Welcome to “Elizabeth Drinks Wine And Blogs About Early Modern Science”!
Tonight’s subject: William Gilbert. I had never heard of this guy before a few days ago. Maybe that means I am a bad Early Modern scholar? Anyway, I read about him in Elizabeth Spiller’s Science, Reading, and Renaissance Literature: The Art Of Making Knowledge, 1580-1670 and was intrigued. Apparently we had magnets since forever, and used compasses and stuff starting in the 12th/13th centuries, but no one since the ancient Greeks really bothered to study magnets or magnetism until our man Gilbert was born in 1544.
Gilbert sounds to me like he was probably one of those annoying, popular guys who gets all the awards at the high school awards banquet. He basically got every degree you could get in the 16th century, was elected a Fellow of the Royal College of Physicians in 1573, and became its president in 1600. Also, as if that weren’t enough, Queen Elizabeth had the intellectual hots for him, and appointed him to be her personal physician (MMM-HMMM). In the 1893 translation of Gilbert’s famous book, Edward Wright says that Queen Elizabeth showed Gilbert “many marks of her favor” (yeah, you read that right), and gave him an annual pension “said to be the only legacy left by her to anyone.” I bet that if there had been a TMZ back in 1600 they would have been all “QUEEN ELIZABETH SEEN WITH MAGNETIST GILBERT IN RENAISSANCE CLUB” and posted some picture of Liz looking sloshed and laughing at a compass.

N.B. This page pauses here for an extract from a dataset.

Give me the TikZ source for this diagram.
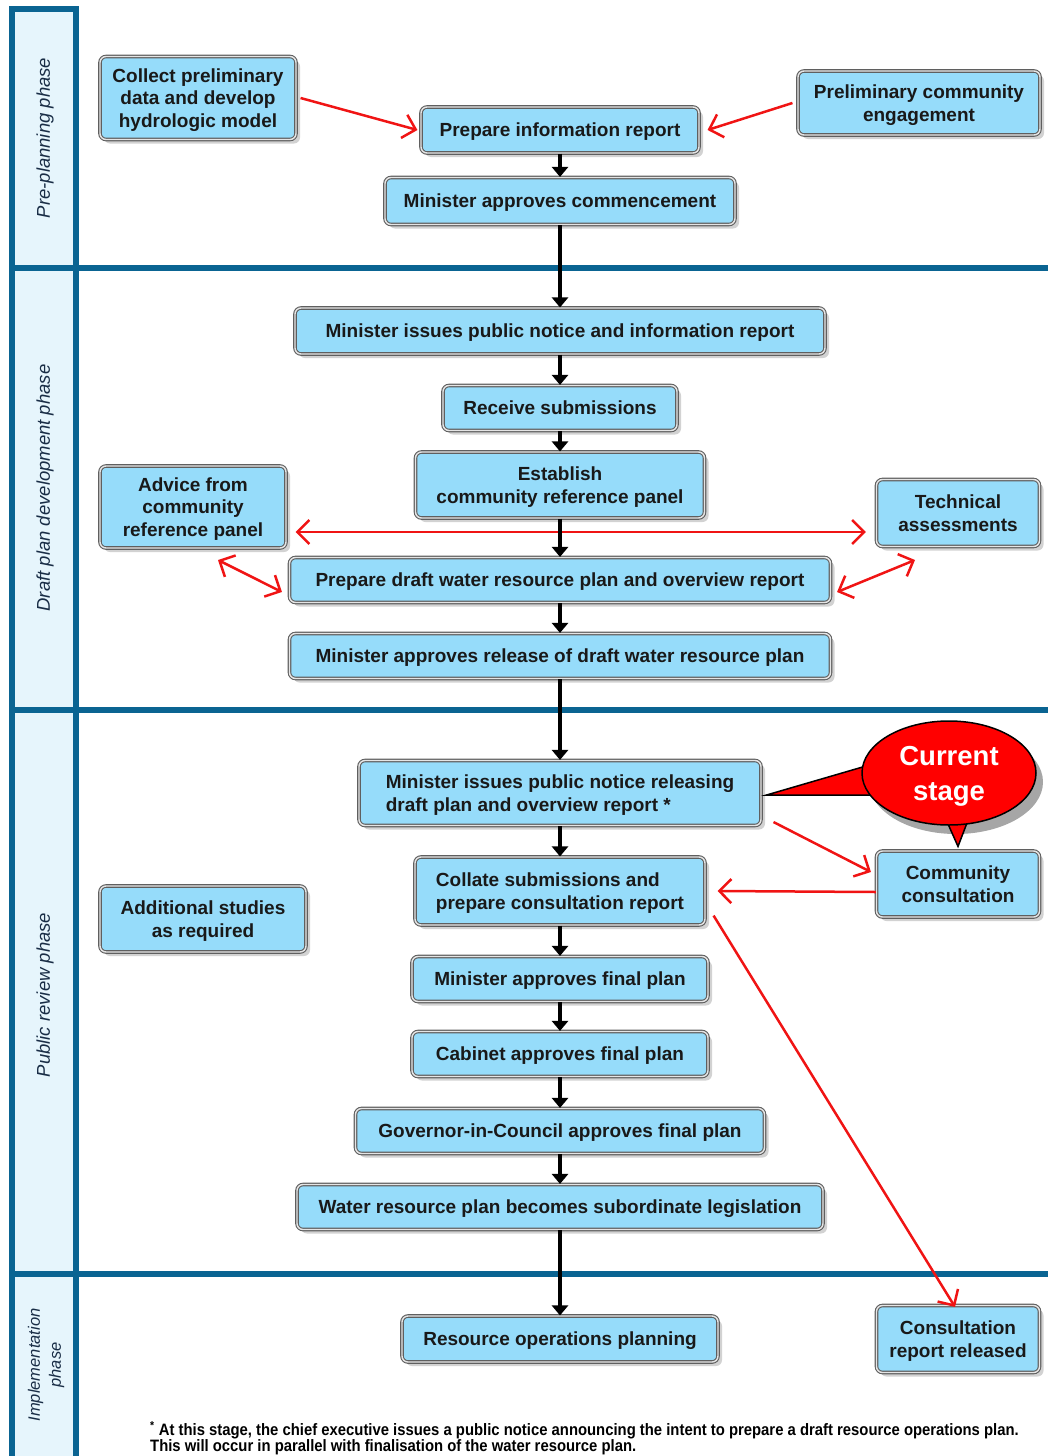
\documentclass[tikz,border=0pt]{standalone}
\usepackage{fontspec}
\setmainfont{Liberation Sans}
\newfontfamily\narrowfont[FakeStretch=0.9]{Liberation Sans}
\usetikzlibrary{arrows.meta,shapes.geometric,shadows}
\definecolor{phaseblue}{RGB}{10,100,146}
\definecolor{phasefill}{RGB}{230,245,252}
\definecolor{phasetext}{RGB}{25,45,70}
\definecolor{boxfill}{RGB}{150,220,250}
\definecolor{boxedge}{RGB}{95,95,95}
\definecolor{arrred}{RGB}{240,20,20}
\tikzset{
	stepbox/.style={draw=boxedge, double=black!10, double distance=1.4pt, line width=1.1pt,
		rounded corners=6pt, fill=boxfill, text=black!90, inner sep=0pt, align=center, text depth=0pt,
		font=\fontsize{19}{22.5}\selectfont\bfseries,
		drop shadow={shadow xshift=4pt, shadow yshift=-4pt, fill=black!35}},
	phaselabel/.style={rotate=90, text=phasetext, font=\fontsize{18.5}{21}\selectfont\itshape},
	phaseline/.style={phaseblue, line width=6.5pt},
	flowarr/.style={-{Triangle[width=16pt,length=10pt]}, line width=3.5pt, black},
	redarr/.style={arrred, line width=2.5pt, >={Straight Barb[length=12pt,width=24pt]}, ->},
}
\begin{document}
\begin{tikzpicture}[x=1pt,y=-1pt]
	\useasboundingbox (0,0) rectangle (1048,1456);
	% phase column
	\fill[phasefill] (12,9) rectangle (76,1456);
	\draw[phaseline] (12,6) -- (12,1456);
	\draw[phaseline] (76,6) -- (76,1456);
	\draw[phaseline] (9,9) -- (79,9);
	\draw[phaseline] (9,268) -- (1048,268);
	\draw[phaseline] (9,710) -- (1048,710);
	\draw[phaseline] (9,1274) -- (1048,1274);
	\node[phaselabel] (prephase) at (45,138) {Pre-planning phase};
	\node[phaselabel] (draftphase) at (45,488) {Draft plan development phase};
	\node[phaselabel] (reviewphase) at (45,995) {Public review phase};
	\node[phaselabel, align=center, font=\fontsize{16.5}{21}\selectfont\itshape] (implphase) at (46,1365) {Implementation\\phase};

	% steps
	\node[stepbox, minimum width=196pt, minimum height=83pt] (collect) at (198,98) {Collect preliminary\\data and develop\\hydrologic model};
	\node[stepbox, minimum width=278pt, minimum height=46pt] (prepinfo) at (560,130) {Prepare information report};
	\node[stepbox, minimum width=242pt, minimum height=64pt] (prelim) at (919,103) {Preliminary community\\engagement};
	\node[stepbox, minimum width=350pt, minimum height=47pt] (mincomm) at (560,201) {Minister approves commencement};
	\node[stepbox, minimum width=530pt, minimum height=46pt] (pubnotice) at (560,331) {Minister issues public notice and information report};
	\node[stepbox, minimum width=234pt, minimum height=45pt] (receive) at (560,408) {Receive submissions};
	\node[stepbox, minimum width=289pt, minimum height=66pt] (establish) at (560,485) {Establish\\community reference panel};
	\node[stepbox, minimum width=186pt, minimum height=82pt] (advice) at (193,507) {Advice from\\community\\reference panel};
	\node[stepbox, minimum width=163pt, minimum height=67pt] (technical) at (958,513) {Technical\\assessments};
	\node[stepbox, minimum width=541pt, minimum height=45pt] (prepdraft) at (560,580) {Prepare draft water resource plan and overview report};
	\node[stepbox, minimum width=541pt, minimum height=45pt] (minrelease) at (560,656) {Minister approves release of draft water resource plan};
	\node[stepbox, minimum width=402pt, minimum height=65pt, align=left] (releasenotice) at (560,793) {Minister issues public notice releasing\\draft plan and overview report *};
	\node[stepbox, minimum width=290pt, minimum height=68pt, align=left] (collate) at (560,891) {Collate submissions and\\prepare consultation report};
	\node[stepbox, minimum width=163pt, minimum height=66pt] (commcons) at (958,884) {Community\\consultation};
	\node[stepbox, minimum width=206pt, minimum height=66pt] (additional) at (203,919) {Additional studies\\as required};
	\node[stepbox, minimum width=296pt, minimum height=45pt] (minfinal) at (560,979) {Minister approves final plan};
	\node[stepbox, minimum width=296pt, minimum height=45pt] (cabinet) at (560,1054) {Cabinet approves final plan};
	\node[stepbox, minimum width=409pt, minimum height=45pt] (governor) at (560,1131) {Governor-in-Council approves final plan};
	\node[stepbox, minimum width=526pt, minimum height=45pt] (waterleg) at (560,1207) {Water resource plan becomes subordinate legislation};
	\node[stepbox, minimum width=316pt, minimum height=46pt] (resops) at (560,1339) {Resource operations planning};
	\node[stepbox, minimum width=163pt, minimum height=67pt] (consrep) at (958,1339) {Consultation\\report released};

	% red links
	\coordinate (midline) at (560,532);
	\coordinate (advcorner) at (218,560);
	\coordinate (techcorner) at (915,560);
	\draw[redarr] ([xshift=4pt]collect.east) -- ([xshift=-3pt]prepinfo.west);
	\draw[redarr] ([xshift=-5pt]prelim.west) -- ([xshift=8pt]prepinfo.east);
	\draw[redarr,<->] ([xshift=9pt]advice.east |- midline) -- ([xshift=-10pt]technical.west |- midline);
	\draw[redarr,<->] (advcorner) -- ([shift={(-7pt,-12pt)}]prepdraft.west);
	\draw[redarr,<->] ([shift={(6pt,-12pt)}]prepdraft.east) -- (techcorner);
	\draw[redarr] ([shift={(12pt,4pt)}]releasenotice.south east) -- ([shift={(-5pt,12pt)}]commcons.west);
	\draw[redarr] ([yshift=-8pt]commcons.west) -- ([xshift=12pt]collate.east);
	\draw[redarr] ([shift={(8pt,10pt)}]collate.south east) -- ([shift={(-3pt,-2pt)}]consrep.north);

	% main flow
	\foreach \a/\b in {prepinfo/mincomm, mincomm/pubnotice, pubnotice/receive, receive/establish,
		establish/prepdraft, prepdraft/minrelease, minrelease/releasenotice, releasenotice/collate,
		collate/minfinal, minfinal/cabinet, cabinet/governor, governor/waterleg, waterleg/resops}
		\draw[flowarr] (\a.south) -- (\b.north);

	% current stage callout
	\coordinate (stagec) at (949,773);
	\fill[black!35] ([shift={(7pt,-9pt)}]stagec) ellipse [x radius=87pt, y radius=52pt];
	\filldraw[fill=red, draw=black, line width=1.5pt] ([xshift=5pt]releasenotice.east |- 0,795) -- (866,766) -- (872,795) -- cycle;
	\filldraw[fill=red, draw=black, line width=1.5pt] (944,815) -- ([yshift=4pt]commcons.north) -- (970,815) -- cycle;
	\node[ellipse, fill=red, draw=black, line width=1.5pt, minimum width=174pt, minimum height=104pt,
		text=white, align=center, inner sep=0pt, text depth=0pt, font=\fontsize{27.5}{35}\selectfont\bfseries] (stage) at (stagec) {Current\\stage};

	% footnote
	\node[anchor=north west, align=left, inner sep=0pt, font=\narrowfont\bfseries\fontsize{16.5}{16.5}\selectfont] (note) at (150,1421)
		{\textsuperscript{*} At this stage, the chief executive issues a public notice announcing the intent to prepare a draft resource operations plan.\\
		This will occur in parallel with finalisation of the water resource plan.};
\end{tikzpicture}
\end{document}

ANYWAY, magnets. So no one since Thales and Theophrastus has really given two shits about what magnets do until Gilbert comes along and says “Hey, how do these things attract each other and why are they just lying around on the ground?” and does a bunch of experiments on them. He takes a lodestone and shapes it into a sphere, which he calls a “terrella,” because it’s like a miniature Earth. Oh yeah, did I mention that Gilbert is the one who figured out the Earth is magnetic? All those other guys were just waltzing around thinking that the North Star was the reason their compass needles were pointing north (if you know what I mean), and Gilbert was the one who sat down and went, “Wait, the force is coming from INSIDE THE PLANET!” He figured out that the Earth must have an iron core, and if it weren’t for him, we wouldn’t call the North Pole and the South Pole “poles,” because we wouldn’t know they WERE poles. So we can thank him for making sure that all our childhood letters to Santa were addressed to the most accurate place.
His book, De Magnete magneticisque corporibus, et de magno magnete tellure; Physiologia nova, plurimis et argumentis et experimentis demonstrata, or, as it likes to be called for short, “On the Magnet,” was not just awesome because it declared all of these things we now take as sort of universal truths. It was also awesome because it was one of the first instances of a scientist making his experimental method clear to his readers. Gilbert actually encouraged his readers to try to duplicate his magnet experiments, making it EXTRA easy by putting little asterisks in the margin where he describes an experiment. And this was before Francis Bacon’s Novum Organum.
This motherfucker INVENTED the terms “electric force” and “electric attraction” while rocking a top hat and ruffled collar. I don’t know what else you want from your scientists. I’ll give John Dryden the last words on Gilbert for tonight:
Gilbert shall live till loadstones cease to draw,
Or British fleets the boundless ocean awe.